Der Orientierungs- und Mobilitätsunterricht ist sehr vielfältig. Auf dem Lernplan steht mehr als «nur» Routen üben ...
Christine Hofstetter: Tatsächlich ist der Unterricht sehr vielfältig. Unser Team organisiert jährlich wiederkehrende sowie ausserordentliche Kurse. Wir arbeiten zum Beispiel mit der RBS zusammen. Wir dürfen jeweils Züge, die uns das RBS-Team zur Verfügung stellt, inspizieren – und das bis aufs kleinste Detail: Notbremse anfassen, jegliche Knöpfe drücken und sogar in die Führerkabine dürfen die Schülerinnen und Schüler steigen. Das ist für alle ein grosses Erlebnis.
Im Verkehrskundeunterricht üben wir auf einem Gelände das Fahrradfahren: das Fahren im Verkehr, beim Abbiegen Handzeichen geben etc. Selbstverständlich mit Kindern und Jugendliche mit genügend grossem Sehvermögen. Oder wir dürfen inmitten von Zollikofen auf den Kreisel steigen und dem Verkehr lauschen. Auch das ist ein sehr spannendes Erlebnis für die Kinder. In diesem Unterricht arbeiten wir eng mit der Polizei zusammen.

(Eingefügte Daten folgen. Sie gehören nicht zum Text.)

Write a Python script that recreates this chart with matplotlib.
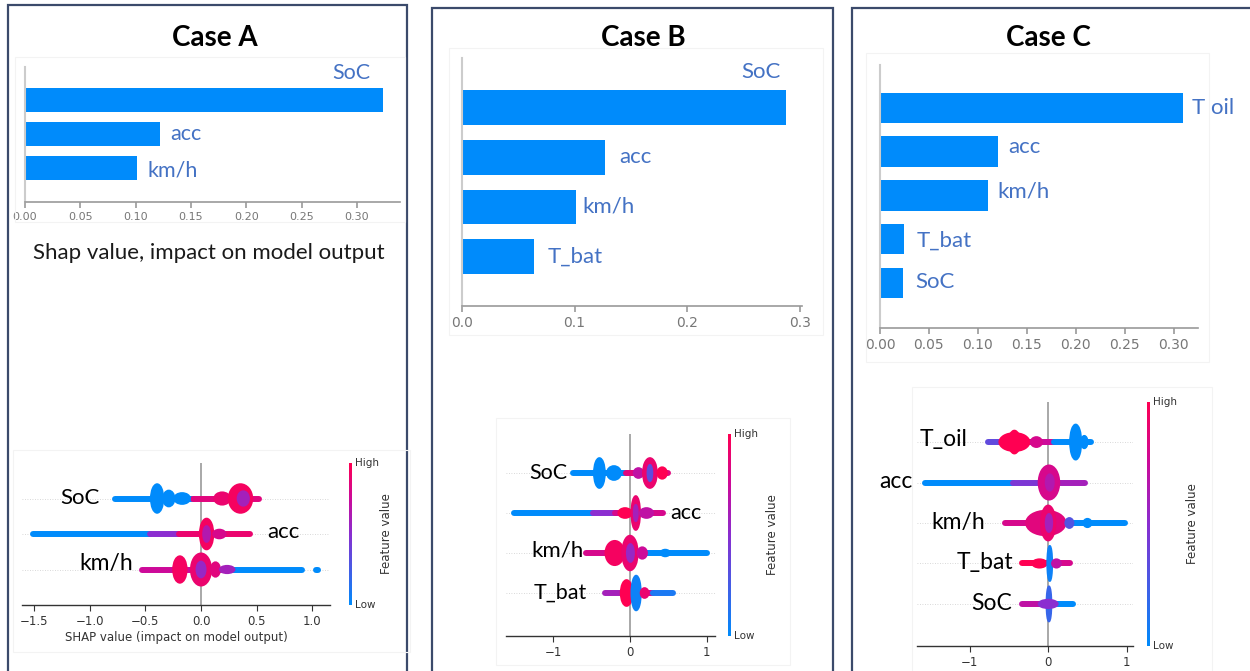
import numpy as np
import matplotlib
matplotlib.use('Agg')
import matplotlib.pyplot as plt
from matplotlib.colors import LinearSegmentedColormap
from matplotlib.patches import Ellipse, Rectangle

W, H = 1250, 671

# ---------------- mean |SHAP| bar charts ----------------
a_feat = ['km/h', 'acc', 'SoC']
a_imp = [0.101, 0.122, 0.324]
b_feat = ['T_bat', 'km/h', 'acc', 'SoC']
b_imp = [0.064, 0.101, 0.127, 0.288]
c_feat = ['SoC', 'T_bat', 'km/h', 'acc', 'T oil']
c_imp = [0.0235, 0.0246, 0.110, 0.121, 0.310]

ticks_005 = [0.00, 0.05, 0.10, 0.15, 0.20, 0.25, 0.30]
ticks_01 = [0.0, 0.1, 0.2, 0.3]

# ---------------- beeswarm rows ----------------
# each piece: (shap from, shap to, half height of the cloud in rows, feature value 0=low 1=high)
# half height 0 -> thin tail of single dots
a_sw_feat = ['km/h', 'acc', 'SoC']
a_sw_kmh = [(-0.53, 0.20, 0, 0.75), (0.20, 0.91, 0, 0.0), (1.03, 1.05, 0, 0.0),
            (-0.25, -0.13, 0.37, 0.95), (-0.09, 0.09, 0.45, 0.9), (-0.04, 0.04, 0.22, 0.55),
            (0.09, 0.17, 0.2, 0.85), (0.17, 0.30, 0.1, 0.6)]
a_sw_acc = [(-1.51, -0.46, 0, 0.0), (-0.46, -0.20, 0, 0.5), (-0.20, 0.44, 0, 0.9),
            (-0.01, 0.11, 0.43, 0.95), (0.02, 0.08, 0.22, 0.65), (0.11, 0.22, 0.12, 0.8)]
a_sw_soc = [(-0.77, -0.07, 0, 0.0), (-0.07, 0.52, 0, 0.85),
            (-0.45, -0.34, 0.4, 0.0), (-0.34, -0.24, 0.22, 0.0), (-0.24, -0.10, 0.15, 0.0),
            (0.12, 0.26, 0.17, 0.9), (0.25, 0.46, 0.4, 0.95), (0.33, 0.43, 0.2, 0.6)]

b_sw_feat = ['T_bat', 'km/h', 'acc', 'SoC']
b_sw_tbat = [(-0.33, -0.07, 0, 0.6), (0.14, 0.30, 0, 0.75), (0.30, 0.56, 0, 0.1),
             (-0.12, 0.03, 0.32, 1.0), (0.02, 0.14, 0.43, 0.05), (0.14, 0.24, 0.12, 0.9)]
b_sw_kmh = [(-0.57, 0.20, 0, 0.8), (0.20, 1.00, 0, 0.0),
            (-0.32, -0.08, 0.3, 0.95), (-0.10, 0.10, 0.43, 0.9), (-0.04, 0.05, 0.22, 0.55),
            (0.10, 0.22, 0.14, 0.75), (0.40, 0.52, 0.08, 0.0)]
b_sw_acc = [(-1.52, -0.48, 0, 0.0), (-0.48, -0.20, 0, 0.5), (-0.20, 0.43, 0, 0.8),
            (-0.15, 0.02, 0.12, 1.0), (0.02, 0.13, 0.42, 0.9), (0.05, 0.10, 0.2, 0.6),
            (0.13, 0.30, 0.12, 0.7)]
b_sw_soc = [(-0.74, -0.05, 0, 0.0), (-0.05, 0.50, 0, 0.85),
            (-0.47, -0.33, 0.37, 0.0), (-0.30, -0.12, 0.17, 0.0),
            (0.05, 0.17, 0.12, 0.7), (0.17, 0.35, 0.37, 0.9), (0.23, 0.29, 0.2, 0.35),
            (0.36, 0.48, 0.14, 1.0)]

c_sw_feat = ['SoC', 'T_bat', 'km/h', 'acc', 'T_oil']
c_sw_soc = [(-0.33, -0.03, 0, 0.7), (0.04, 0.32, 0, 0.0),
            (-0.02, 0.04, 0.43, 0.2), (-0.12, 0.12, 0.1, 0.5)]
c_sw_tbat = [(-0.33, -0.01, 0, 1.0), (0.05, 0.28, 0, 0.8),
             (-0.20, -0.02, 0.1, 1.0), (-0.01, 0.05, 0.43, 0.05), (0.05, 0.16, 0.1, 0.7)]
c_sw_kmh = [(-0.55, 0.15, 0, 0.8), (0.15, 0.98, 0, 0.0),
            (-0.28, 0.22, 0.3, 0.85), (-0.09, 0.09, 0.43, 0.9), (-0.03, 0.05, 0.22, 0.6),
            (0.22, 0.32, 0.12, 0.3), (0.45, 0.55, 0.1, 0.0)]
c_sw_acc = [(-1.57, -0.45, 0, 0.0), (-0.45, -0.10, 0, 0.45), (0.13, 0.47, 0, 0.6),
            (-0.12, 0.14, 0.42, 0.8), (-0.03, 0.07, 0.2, 0.65)]
c_sw_toil = [(-0.76, -0.60, 0, 0.35), (-0.25, 0.07, 0, 0.75), (0.07, 0.55, 0, 0.0),
             (-0.62, -0.24, 0.22, 1.0), (-0.50, -0.36, 0.28, 1.0), (-0.22, -0.08, 0.12, 0.8),
             (0.28, 0.42, 0.43, 0.0), (0.42, 0.50, 0.15, 0.0)]

shap_cmap = LinearSegmentedColormap.from_list(
    'shap_rb', [(0.0, '#008bfb'), (0.5, '#8a2ed0'), (0.75, '#cc0a9a'), (1.0, '#ff0052')])

plt.rcParams['font.family'] = ['DejaVu Sans']
CAL = ['Lato', 'DejaVu Sans']
LBLUE = '#4472c4'

fig = plt.figure(figsize=(W / 100, H / 100), dpi=100)
fig.patch.set_facecolor('white')


def px_ax(x0, y0, x1, y1):
    return fig.add_axes([x0 / W, 1 - y1 / H, (x1 - x0) / W, (y1 - y0) / H])


def ftext(x, y, s, **kw):
    return fig.text(x / W, 1 - y / H, s, **kw)


def frame(x0, y0, x1, y1, color, lw):
    fig.add_artist(Rectangle((x0 / W, 1 - y1 / H), (x1 - x0) / W, (y1 - y0) / H,
                             transform=fig.transFigure, fill=False, ec=color, lw=lw))


def bar_panel(box, vals, xlim, ylim, ticks, fmt, fs):
    ax = px_ax(*box)
    ax.barh(range(len(vals)), vals, height=0.7, color='#008bfb', zorder=2)
    ax.set_xlim(xlim)
    ax.set_ylim(ylim)
    ax.patch.set_alpha(0)
    for s in ['top', 'right']:
        ax.spines[s].set_visible(False)
    ax.spines['left'].set_color('#cccccc')
    ax.spines['left'].set_linewidth(1.5)
    ax.spines['bottom'].set_color('#999999')
    ax.spines['bottom'].set_linewidth(1.2)
    ax.set_yticks([])
    ax.set_xticks(ticks)
    ax.set_xticklabels([fmt % t for t in ticks])
    ax.tick_params(axis='x', colors='#999999', labelcolor='#777777', labelsize=fs,
                   length=4, width=1.2, pad=3)
    return ax


def bar_label(ax, name, val, row, dx, dy, ha='left', fs=16):
    ax.annotate(name, (val, row), xytext=(dx * 0.72, dy * 0.72), textcoords='offset points',
                ha=ha, va='center', color=LBLUE, fontsize=fs, family=CAL)


def swarm_panel(box, rows, xlim, ylim, ticks, fmt):
    ax = px_ax(*box)
    for i, segs in enumerate(rows):
        ax.axhline(i, color='#cccccc', lw=0.6, ls=(0, (1, 2)), zorder=0)
        for (x0, x1, h, v) in segs:
            col = shap_cmap(v)
            if h == 0:
                ax.plot([x0, x1], [i, i], color=col, lw=4.3, solid_capstyle='round', zorder=2)
            else:
                ax.add_patch(Ellipse(((x0 + x1) / 2, i), x1 - x0, 2 * h, fc=col, ec=col,
                                     lw=1.5, zorder=3))
    ax.axvline(0, color='#999999', lw=1.2, zorder=1)
    ax.set_xlim(xlim)
    ax.set_ylim(ylim)
    ax.patch.set_alpha(0)
    for s in ['top', 'right', 'left']:
        ax.spines[s].set_visible(False)
    ax.spines['bottom'].set_color('#333333')
    ax.spines['bottom'].set_linewidth(1.0)
    ax.set_yticks([])
    ax.set_xticks(ticks)
    ax.set_xticklabels([(fmt % t).replace('-', '\u2212') for t in ticks])
    ax.tick_params(axis='x', colors='#333333', labelcolor='#333333', labelsize=8.5,
                   length=4, width=0.8, pad=3)
    return ax


def colorbar(x, y0, y1, fs_t=7.5, fs_l=8.5, lab_dx=38):
    cax = px_ax(x - 1.5, y0, x + 1.5, y1)
    cax.imshow(np.linspace(0, 1, 256)[::-1, None], aspect='auto', cmap=shap_cmap)
    cax.axis('off')
    ftext(x + 5, y0, 'High', fontsize=fs_t, color='#333333', va='center')
    ftext(x + 5, y1, 'Low', fontsize=fs_t, color='#333333', va='center')
    ftext(x + lab_dx, (y0 + y1) / 2, 'Feature value', fontsize=fs_l, color='#333333',
          rotation=90, va='center', ha='center')


def swarm_label(ax, name, x, row, ha, fs):
    ax.text(x, row, name, ha=ha, va='center', fontsize=fs, family=CAL, color='black',
            clip_on=False)


# ---------------- panel frames ----------------
frame(8, 5, 407, 720, '#3b4a6b', 1.6)
frame(432, 8, 833, 720, '#3b4a6b', 1.6)
frame(852, 8, 1300, 720, '#3b4a6b', 1.6)
for bx in [(15, 57, 405, 222), (449, 48, 823, 335), (866, 53, 1209, 362),
           (13, 450, 410, 652), (496, 418, 790, 665), (912, 387, 1212, 700)]:
    frame(*bx, '#f3f3f3', 0.8)

for cx, title in [(215, 'Case A'), (643, 'Case B'), (1048, 'Case C')]:
    ftext(cx, 38, title, fontsize=20, fontweight='bold', family=CAL, ha='center', va='center')

# ---------------- Case A ----------------
ax = bar_panel((25, 67, 400, 202), a_imp, (0, 0.339), (-0.99, 2.95), ticks_005, '%.2f', 8)
bar_label(ax, a_feat[0], a_imp[0], 0, 11, -2, fs=15.5)
bar_label(ax, a_feat[1], a_imp[1], 1, 10, 0, fs=15.5)
bar_label(ax, a_feat[2], a_imp[2], 2, -13, 27, ha='right', fs=15.5)
ftext(209, 253, 'Shap value, impact on model output', fontsize=16, family=CAL,
      color='#1a1a1a', ha='center', va='center')

ax = swarm_panel((22, 463, 330, 605), [a_sw_kmh, a_sw_acc, a_sw_soc], (-1.61, 1.16), (-1, 3),
                 [-1.5, -1.0, -0.5, 0.0, 0.5, 1.0], '%.1f')
ax.set_xlabel('SHAP value (impact on model output)', fontsize=8.5, color='#333333', labelpad=2)
swarm_label(ax, a_sw_feat[2], -0.91, 2, 'right', 16)
swarm_label(ax, a_sw_feat[1], 0.60, 1.05, 'left', 16)
swarm_label(ax, a_sw_feat[0], -0.61, 0.17, 'right', 16.5)
colorbar(350, 463, 605, lab_dx=37)

# ---------------- Case B ----------------
ax = bar_panel((462, 58, 802, 306), b_imp, (0, 0.302), (-0.99, 4.0), ticks_01, '%.1f', 10)
bar_label(ax, b_feat[0], b_imp[0], 0, 14, 0)
bar_label(ax, b_feat[1], b_imp[1], 1, 7, 1)
bar_label(ax, b_feat[2], b_imp[2], 2, 14, 0)
bar_label(ax, b_feat[3], b_imp[3], 3, -6, 36, ha='right')

ax = swarm_panel((506, 434, 715, 636), [b_sw_tbat, b_sw_kmh, b_sw_acc, b_sw_soc],
                 (-1.62, 1.11), (-1.075, 3.975), [-1, 0, 1], '%d')
swarm_label(ax, b_sw_feat[3], -0.82, 3, 'right', 15.5)
swarm_label(ax, b_sw_feat[2], 0.52, 2, 'left', 15.5)
swarm_label(ax, b_sw_feat[1], -0.61, 1.07, 'right', 16)
swarm_label(ax, b_sw_feat[0], -0.56, 0, 'right', 15.5)
colorbar(729, 434, 636, lab_dx=43)

# ---------------- Case C ----------------
ax = bar_panel((880, 65, 1198, 328), c_imp, (0, 0.325), (-1.03, 4.98), ticks_005, '%.2f', 10)
bar_label(ax, c_feat[0], c_imp[0], 0, 12, 1)
bar_label(ax, c_feat[1], c_imp[1], 1, 13, -2)
bar_label(ax, c_feat[2], c_imp[2], 2, 10, 4)
bar_label(ax, c_feat[3], c_imp[3], 3, 10, 5)
bar_label(ax, c_feat[4], c_imp[4], 4, 9, 0)

ax = swarm_panel((917, 402, 1133, 646), [c_sw_soc, c_sw_tbat, c_sw_kmh, c_sw_acc, c_sw_toil],
                 (-1.67, 1.08), (-1.04, 4.99), [-1, 0, 1], '%d')
swarm_label(ax, c_sw_feat[4], -1.03, 4.07, 'right', 16.5)
swarm_label(ax, c_sw_feat[3], -1.73, 3.02, 'right', 16.5)
swarm_label(ax, c_sw_feat[2], -0.80, 2, 'right', 16.5)
swarm_label(ax, c_sw_feat[1], -0.45, 1.02, 'right', 16.5)
swarm_label(ax, c_sw_feat[0], -0.46, 0, 'right', 16.5)
colorbar(1148, 402, 646, lab_dx=44)

fig.savefig('out.png', dpi=100)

Nicht zuletzt bieten wir jährlich einen Klicksonar-Kurs mit dem Mobilitätstrainer Juan Ruiz an. Diese Methode ist in Kombination mit dem Langstock höchst effizient. Denn sie lehrt den Schulkindern, wie sie mit Hilfe von Schnalzlauten Hindernisse rechtzeitig hören und sich ein differenzierteres Bild von der Umgebung machen können.
Zur Person
Ein Fossil sei sie, sagte Christine Hofstetter einst im Podcast «Schule im digitalen Wandel». Und lacht dabei herzlich. Tatsächlich ist sie schon seit 1990 in der Blindenschule Zollikofen tätig. Zuerst als Lehrperson und heute als Lehrerin für Orientierung- und Mobilität. Nebenbei gibt sie in unserem Schweizerischen Blindenmuseum Führungen.